::: Given data

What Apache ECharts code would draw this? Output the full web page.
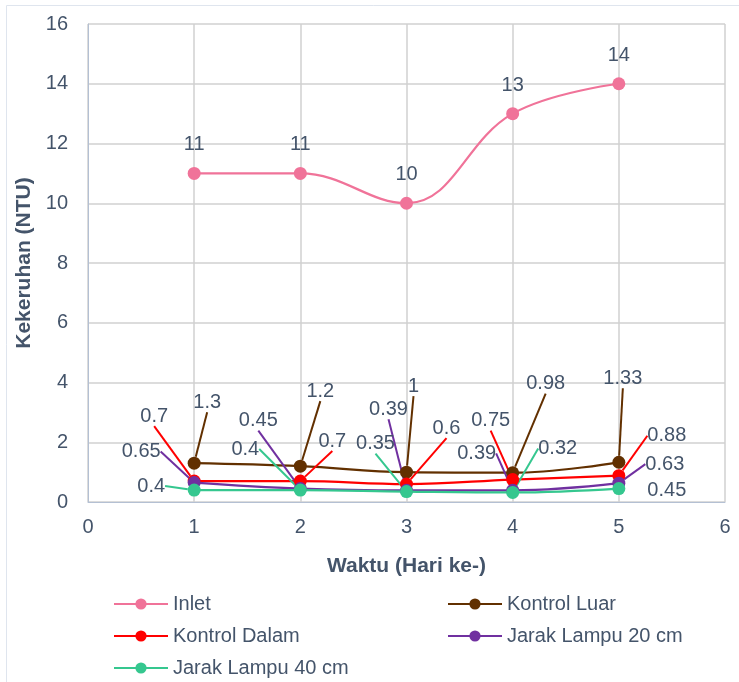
<!DOCTYPE html>
<html>
<head>
<meta charset="utf-8">
<script src="https://cdn.jsdelivr.net/npm/echarts@6/dist/echarts.min.js"></script>
<style>html,body{margin:0;padding:0;background:#fff}#c{width:739px;height:682px}</style>
</head>
<body>
<div id="c"></div>
<script>
// ---- data ----
const days = [1, 2, 3, 4, 5];
const inlet = [11, 11, 10, 13, 14];
const kontrolLuar = [1.3, 1.2, 1, 0.98, 1.33];
const kontrolDalam = [0.7, 0.7, 0.6, 0.75, 0.88];
const jarak20 = [0.65, 0.45, 0.39, 0.39, 0.63];
const jarak40 = [0.4, 0.4, 0.35, 0.32, 0.45];
const seriesNames = ['Inlet', 'Kontrol Luar', 'Kontrol Dalam', 'Jarak Lampu 20 cm', 'Jarak Lampu 40 cm'];
const xTicks = [0, 1, 2, 3, 4, 5, 6];
const yTicks = [0, 2, 4, 6, 8, 10, 12, 14, 16];

// ---- label offsets (layout only) ----
const offLuar = [[13,-61],[20,-75],[7,-86],[33,-89],[4,-84]];
const offDalam = [[-40,-65],[32,-40],[40,-56],[-22,-59],[48,-40]];
const off20 = [[-53,-31],[-42,-68],[-18,-81],[-36,-37],[46,-19]];
const off40 = [[-43,-4],[-55,-41],[-31,-48],[45,-44],[48,2]];

const colors = ['#f07399', '#623000', '#ff0000', '#7030a0', '#35c78f'];
const txt = '#44546a';
const font = '"Liberation Sans", Arial, sans-serif';
const fs = 20;

function pairs(vals) { return days.map((d, i) => [d, vals[i]]); }

function offSeries(name, vals, offs, color, hideLine) {
  return {
    name: name, type: 'line', smooth: 0.4,
    data: pairs(vals).map((p, i) => {
      const o = { value: p };
      if (hideLine && hideLine.indexOf(i) >= 0) o.labelLine = { show: false };
      return o;
    }),
    symbol: 'circle', symbolSize: 13,
    lineStyle: { width: 2.25, color: color },
    itemStyle: { color: color },
    label: { show: true, position: 'inside', color: txt, fontSize: fs, fontFamily: font,
      formatter: p => String(p.value[1]) },
    labelLine: { show: true, lineStyle: { color: color, width: 2 } },
    labelLayout: function (params) {
      const o = offs[params.dataIndex];
      return { dx: o[0], dy: o[1] };
    },
    emphasis: { disabled: true }
  };
}

const legendPos = [[113, 593], [447, 593], [113, 625], [447, 625], [113, 657]];
const legends = seriesNames.map((n, i) => ({
  left: legendPos[i][0], top: legendPos[i][1], itemWidth: 54, itemHeight: 14, padding: 0,
  data: [n], textStyle: { color: txt, fontSize: fs, fontFamily: font, lineHeight: 22 }
}));

const chart = echarts.init(document.getElementById('c'));
chart.setOption({
  animation: false,
  textStyle: { fontFamily: font },
  graphic: [{ type: 'rect', shape: { x: 6.5, y: 5.5, width: 760, height: 700 },
    style: { fill: 'none', stroke: '#dfe5ee', lineWidth: 1 }, silent: true }],
  grid: { left: 88, right: 14, top: 24, bottom: 180 },
  xAxis: {
    type: 'value', min: 0, max: 6, interval: 1,
    name: 'Waktu (Hari ke-)', nameLocation: 'middle', nameGap: 54,
    nameTextStyle: { color: txt, fontSize: 21, fontWeight: 'bold', fontFamily: font },
    axisLine: { show: true, lineStyle: { color: '#b4c0d3', width: 1 } },
    axisTick: { show: false },
    axisLabel: { color: txt, fontSize: fs, margin: 15, fontFamily: font,
      formatter: v => xTicks.indexOf(v) >= 0 ? String(v) : '' },
    splitLine: { show: true, lineStyle: { color: '#d0d0d0', width: 1.5 } }
  },
  yAxis: {
    type: 'value', min: 0, max: 16, interval: 2,
    name: 'Kekeruhan (NTU)', nameLocation: 'middle', nameGap: 51,
    nameTextStyle: { color: txt, fontSize: 21, fontWeight: 'bold', fontFamily: font },
    axisLine: { show: true, lineStyle: { color: '#b4c0d3', width: 1 } },
    axisTick: { show: false },
    axisLabel: { color: txt, fontSize: fs, margin: 20, fontFamily: font,
      formatter: v => yTicks.indexOf(v) >= 0 ? String(v) : '' },
    splitLine: { show: true, lineStyle: { color: '#d0d0d0', width: 1.5 } }
  },
  legend: legends,
  series: [
    {
      name: seriesNames[0], type: 'line', smooth: 0.4, data: pairs(inlet),
      symbol: 'circle', symbolSize: 13,
      lineStyle: { width: 2.25, color: colors[0] }, itemStyle: { color: colors[0] },
      label: { show: true, position: 'top', distance: 12, color: txt, fontSize: fs, fontFamily: font,
        formatter: p => String(p.value[1]) },
      emphasis: { disabled: true }
    },
    offSeries(seriesNames[1], kontrolLuar, offLuar, colors[1]),
    offSeries(seriesNames[2], kontrolDalam, offDalam, colors[2]),
    offSeries(seriesNames[3], jarak20, off20, colors[3]),
    offSeries(seriesNames[4], jarak40, off40, colors[4], [4])
  ]
});
</script>
</body>
</html>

::::::

Leaving out the pictures, repeat the data above exactly.

What Apache ECharts code would draw this? Output the full web page.
<!DOCTYPE html>
<html>
<head>
<meta charset="utf-8">
<script src="https://cdn.jsdelivr.net/npm/echarts@6/dist/echarts.min.js"></script>
<style>html,body{margin:0;padding:0;background:#fff}#c{width:739px;height:682px}</style>
</head>
<body>
<div id="c"></div>
<script>
// ---- data ----
const days = [1, 2, 3, 4, 5];
const inlet = [11, 11, 10, 13, 14];
const kontrolLuar = [1.3, 1.2, 1, 0.98, 1.33];
const kontrolDalam = [0.7, 0.7, 0.6, 0.75, 0.88];
const jarak20 = [0.65, 0.45, 0.39, 0.39, 0.63];
const jarak40 = [0.4, 0.4, 0.35, 0.32, 0.45];
const seriesNames = ['Inlet', 'Kontrol Luar', 'Kontrol Dalam', 'Jarak Lampu 20 cm', 'Jarak Lampu 40 cm'];
const xTicks = [0, 1, 2, 3, 4, 5, 6];
const yTicks = [0, 2, 4, 6, 8, 10, 12, 14, 16];

// ---- label offsets (layout only) ----
const offLuar = [[13,-61],[20,-75],[7,-86],[33,-89],[4,-84]];
const offDalam = [[-40,-65],[32,-40],[40,-56],[-22,-59],[48,-40]];
const off20 = [[-53,-31],[-42,-68],[-18,-81],[-36,-37],[46,-19]];
const off40 = [[-43,-4],[-55,-41],[-31,-48],[45,-44],[48,2]];

const colors = ['#f07399', '#623000', '#ff0000', '#7030a0', '#35c78f'];
const txt = '#44546a';
const font = '"Liberation Sans", Arial, sans-serif';
const fs = 20;

function pairs(vals) { return days.map((d, i) => [d, vals[i]]); }

function offSeries(name, vals, offs, color, hideLine) {
  return {
    name: name, type: 'line', smooth: 0.4,
    data: pairs(vals).map((p, i) => {
      const o = { value: p };
      if (hideLine && hideLine.indexOf(i) >= 0) o.labelLine = { show: false };
      return o;
    }),
    symbol: 'circle', symbolSize: 13,
    lineStyle: { width: 2.25, color: color },
    itemStyle: { color: color },
    label: { show: true, position: 'inside', color: txt, fontSize: fs, fontFamily: font,
      formatter: p => String(p.value[1]) },
    labelLine: { show: true, lineStyle: { color: color, width: 2 } },
    labelLayout: function (params) {
      const o = offs[params.dataIndex];
      return { dx: o[0], dy: o[1] };
    },
    emphasis: { disabled: true }
  };
}

const legendPos = [[113, 593], [447, 593], [113, 625], [447, 625], [113, 657]];
const legends = seriesNames.map((n, i) => ({
  left: legendPos[i][0], top: legendPos[i][1], itemWidth: 54, itemHeight: 14, padding: 0,
  data: [n], textStyle: { color: txt, fontSize: fs, fontFamily: font, lineHeight: 22 }
}));

const chart = echarts.init(document.getElementById('c'));
chart.setOption({
  animation: false,
  textStyle: { fontFamily: font },
  graphic: [{ type: 'rect', shape: { x: 6.5, y: 5.5, width: 760, height: 700 },
    style: { fill: 'none', stroke: '#dfe5ee', lineWidth: 1 }, silent: true }],
  grid: { left: 88, right: 14, top: 24, bottom: 180 },
  xAxis: {
    type: 'value', min: 0, max: 6, interval: 1,
    name: 'Waktu (Hari ke-)', nameLocation: 'middle', nameGap: 54,
    nameTextStyle: { color: txt, fontSize: 21, fontWeight: 'bold', fontFamily: font },
    axisLine: { show: true, lineStyle: { color: '#b4c0d3', width: 1 } },
    axisTick: { show: false },
    axisLabel: { color: txt, fontSize: fs, margin: 15, fontFamily: font,
      formatter: v => xTicks.indexOf(v) >= 0 ? String(v) : '' },
    splitLine: { show: true, lineStyle: { color: '#d0d0d0', width: 1.5 } }
  },
  yAxis: {
    type: 'value', min: 0, max: 16, interval: 2,
    name: 'Kekeruhan (NTU)', nameLocation: 'middle', nameGap: 51,
    nameTextStyle: { color: txt, fontSize: 21, fontWeight: 'bold', fontFamily: font },
    axisLine: { show: true, lineStyle: { color: '#b4c0d3', width: 1 } },
    axisTick: { show: false },
    axisLabel: { color: txt, fontSize: fs, margin: 20, fontFamily: font,
      formatter: v => yTicks.indexOf(v) >= 0 ? String(v) : '' },
    splitLine: { show: true, lineStyle: { color: '#d0d0d0', width: 1.5 } }
  },
  legend: legends,
  series: [
    {
      name: seriesNames[0], type: 'line', smooth: 0.4, data: pairs(inlet),
      symbol: 'circle', symbolSize: 13,
      lineStyle: { width: 2.25, color: colors[0] }, itemStyle: { color: colors[0] },
      label: { show: true, position: 'top', distance: 12, color: txt, fontSize: fs, fontFamily: font,
        formatter: p => String(p.value[1]) },
      emphasis: { disabled: true }
    },
    offSeries(seriesNames[1], kontrolLuar, offLuar, colors[1]),
    offSeries(seriesNames[2], kontrolDalam, offDalam, colors[2]),
    offSeries(seriesNames[3], jarak20, off20, colors[3]),
    offSeries(seriesNames[4], jarak40, off40, colors[4], [4])
  ]
});
</script>
</body>
</html>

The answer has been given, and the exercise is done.